Open mam10eks opened 3 months ago
cc @Parry-Parry, @heinrichreimer.
Alright, for pretokenized indexes, termpipelines=
is in the index/data.properties
file, and in this case ir_axioms uses a default term-pipeline that applies some normalization.
@heinrichreimer Do you have any preferences how we could solve this? E.g., so that it is usable but maybe still compatible with previous behaviour?
@heinrichreimer @mam10eks So I assume the default pipe is stopwords, porter stemmer, this is always included in data.properties should shouldn't be an issue in the default case
one possible suggestion could also be that we introduce a new PreTokenizedTerrierIndexContext
that is a TerrierIndexContext
and jst overrides the termpipeline
property?
I'd say it would be best to fix this in the PyTerrier backend here: https://github.com/webis-de/ir_axioms/blob/4212946b2d96ab5175e3df886fca13cb35368fd0/ir_axioms/backend/pyterrier/__init__.py#L229-L234 Is there a PyTerrier API to access the pre-tokenized terms given the document ID?
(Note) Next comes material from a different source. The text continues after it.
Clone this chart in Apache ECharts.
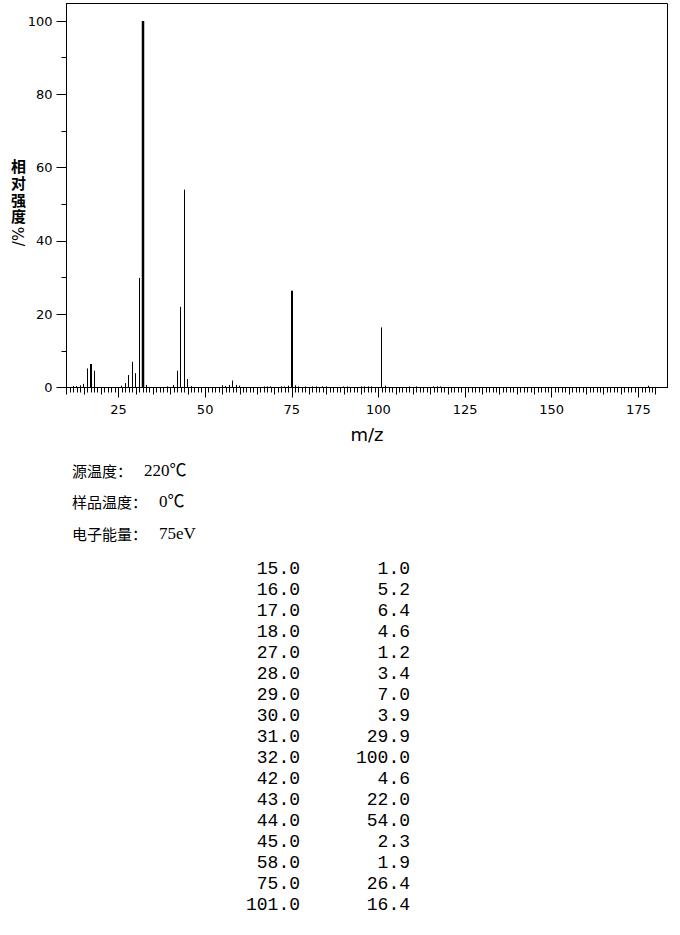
<!DOCTYPE html>
<html><head><meta charset="utf-8">
<script src="https://cdn.jsdelivr.net/npm/echarts@6/dist/echarts.min.js"></script>
<style>html,body{margin:0;padding:0;background:#fff;}#c{width:680px;height:935px;}</style>
</head><body><div id="c"></div>
<script>
// ---- data ----
const peakMz = [12, 13, 14, 15, 16, 17, 18, 26, 27, 28, 29, 30, 31, 32, 33, 39, 41, 42, 43, 44, 45, 46,
  55, 56, 57, 58, 59, 60, 67, 68, 69, 72, 73, 74, 75, 76, 77, 79, 81, 82, 84, 85, 90, 91,
  95, 96, 97, 98, 101, 102, 109, 111, 116, 117, 118, 178];
const peakIntensity = [0.4, 0.4, 0.6, 1.0, 5.2, 6.4, 4.6, 0.5, 1.2, 3.4, 7.0, 3.9, 29.9, 100.0, 0.7, 0.3, 0.7, 4.6, 22.0, 54.0, 2.3, 0.4,
  0.6, 0.4, 0.7, 1.9, 0.7, 0.5, 0.3, 0.3, 0.3, 0.3, 0.3, 0.5, 26.4, 0.6, 0.3, 0.3, 0.3, 0.3, 0.3, 0.3, 0.3, 0.3,
  0.3, 0.3, 0.3, 0.3, 16.4, 0.5, 0.3, 0.3, 0.3, 0.3, 0.3, 0.5];
const xLabelValues = [25, 50, 75, 100, 125, 150, 175];
const yLabelValues = [0, 20, 40, 60, 80, 100];
const yMinorTickValues = [10, 30, 50, 70, 90];
const yAxisTitle = ['相', '对', '强', '度'];
const yAxisUnit = '/%';
const xAxisTitle = 'm/z';
const infoLabels = ['源温度：', '样品温度：', '电子能量：'];
const infoValues = ['220℃', '0℃', '75eV'];
const tableThreshold = 1.0;

// ---- layout / style ----
const X_MIN = 10, X_MAX = 183.4, Y_MAX = 104.8;
const TICK_FROM = 10, TICK_TO = 180;
const thickPeaks = {17: 2, 32: 2.5, 75: 2};
const INFO_FONT = 15, INFO_GAP = 12;

const unitTicks = [], fiveTicks = [];
for (let v = TICK_FROM; v <= TICK_TO; v++) { unitTicks.push(v); if (v % 5 === 0) fiveTicks.push(v); }

const peaks = peakMz.map((m, i) => [m, peakIntensity[i]]);
const tableRows = peaks.filter(p => p[1] >= tableThreshold);

const chart = echarts.init(document.getElementById('c'), null, {renderer: 'svg'});

const black = '#000';
const baseX = {
  type: 'value', min: X_MIN, max: X_MAX, position: 'bottom', gridIndex: 0,
  splitLine: {show: false}, axisLine: {show: false, onZero: false},
  axisLabel: {show: false}
};
const baseY = {
  type: 'value', min: 0, max: Y_MAX, position: 'left', gridIndex: 0,
  splitLine: {show: false}, axisLine: {show: false, onZero: false},
  axisLabel: {show: false}
};

const graphics = [];
// y-axis title stacked vertically
yAxisTitle.forEach((ch, i) => {
  graphics.push({
    type: 'text', x: 18.5, y: 165.5 + i * 16.8,
    style: {text: ch, fill: black, font: 'bold 15px "Noto Sans CJK SC"', textAlign: 'center', textVerticalAlign: 'middle'}
  });
});
graphics.push({
  type: 'text', x: 18.5, y: 236.5, rotation: Math.PI / 2,
  style: {text: yAxisUnit, fill: black, font: '15px "DejaVu Sans"', textAlign: 'center', textVerticalAlign: 'middle'}
});
// info lines
infoLabels.forEach((lab, i) => {
  const y = 470 + i * 31.7;
  graphics.push({
    type: 'text', x: 72, y: y,
    style: {text: lab, fill: black, font: INFO_FONT + 'px "Noto Sans CJK SC"', textAlign: 'left', textVerticalAlign: 'middle'}
  });
  graphics.push({
    type: 'text', x: 72 + lab.length * INFO_FONT + INFO_GAP, y: y,
    style: {text: infoValues[i], fill: black, font: '17px "Liberation Serif", "Noto Sans CJK SC"', textAlign: 'left', textVerticalAlign: 'middle'}
  });
});
// peak table
tableRows.forEach((r, i) => {
  const y = 568.5 + i * 21.06;
  graphics.push({type: 'text', x: 300, y: y,
    style: {text: r[0].toFixed(1), fill: black, font: '18px "Liberation Mono"', textAlign: 'right', textVerticalAlign: 'middle'}});
  graphics.push({type: 'text', x: 410, y: y,
    style: {text: r[1].toFixed(1), fill: black, font: '18px "Liberation Mono"', textAlign: 'right', textVerticalAlign: 'middle'}});
});

chart.setOption({
  animation: false,
  backgroundColor: '#fff',
  grid: {left: 66.5, top: 3.5, right: 12.5, bottom: 547.5, show: true, borderColor: black, borderWidth: 1, backgroundColor: 'transparent'},
  xAxis: [
    Object.assign({}, baseX, {
      axisLine: {show: true, onZero: false, lineStyle: {color: black, width: 1}},
      axisTick: {show: true, customValues: xLabelValues, length: 10, lineStyle: {color: black, width: 1}},
      axisLabel: {show: true, customValues: xLabelValues, margin: 15, color: black, fontSize: 13, fontFamily: 'DejaVu Sans'},
      name: xAxisTitle, nameLocation: 'middle', nameGap: 38,
      nameTextStyle: {color: black, fontSize: 18, fontFamily: 'DejaVu Sans'}
    }),
    Object.assign({}, baseX, {axisTick: {show: true, customValues: unitTicks, length: 5, lineStyle: {color: black, width: 1}}}),
    Object.assign({}, baseX, {axisTick: {show: true, customValues: fiveTicks, length: 7, lineStyle: {color: black, width: 1}}})
  ],
  yAxis: [
    Object.assign({}, baseY, {
      axisLine: {show: true, onZero: false, lineStyle: {color: black, width: 1}},
      axisTick: {show: true, customValues: yLabelValues, length: 10, lineStyle: {color: black, width: 1}},
      axisLabel: {show: true, customValues: yLabelValues, margin: 14, color: black, fontSize: 13, fontFamily: 'DejaVu Sans'}
    }),
    Object.assign({}, baseY, {axisTick: {show: true, customValues: yMinorTickValues, length: 5, lineStyle: {color: black, width: 1}}})
  ],
  series: [{
    type: 'custom', xAxisIndex: 0, yAxisIndex: 0, data: peaks, clip: true,
    encode: {x: 0, y: 1},
    renderItem: function (params, api) {
      const m = api.value(0), v = api.value(1);
      const p0 = api.coord([m, 0]), p1 = api.coord([m, v]);
      const w = thickPeaks[m] || 1;
      const x = w % 2 === 1 ? Math.round(p0[0] - 0.5) + 0.5 : Math.round(p0[0]);
      return {type: 'line', shape: {x1: x, y1: p0[1], x2: x, y2: p1[1]}, style: {stroke: black, lineWidth: w}};
    }
  }],
  graphic: graphics
});
</script></body></html>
This commit adds some failing unit tests: https://github.com/webis-de/ir_axioms/commit/4a747d4bd22f4aea1fb754ebef48dbb5febbcc8a
Should be simple to resolve this. We load the term-pipeline from the terrier index which we implemented at a time when the pre-tokenized feature was not yet available in PyTerrier, so we likely have a wrong pipeline in case pre-tokenized is specified.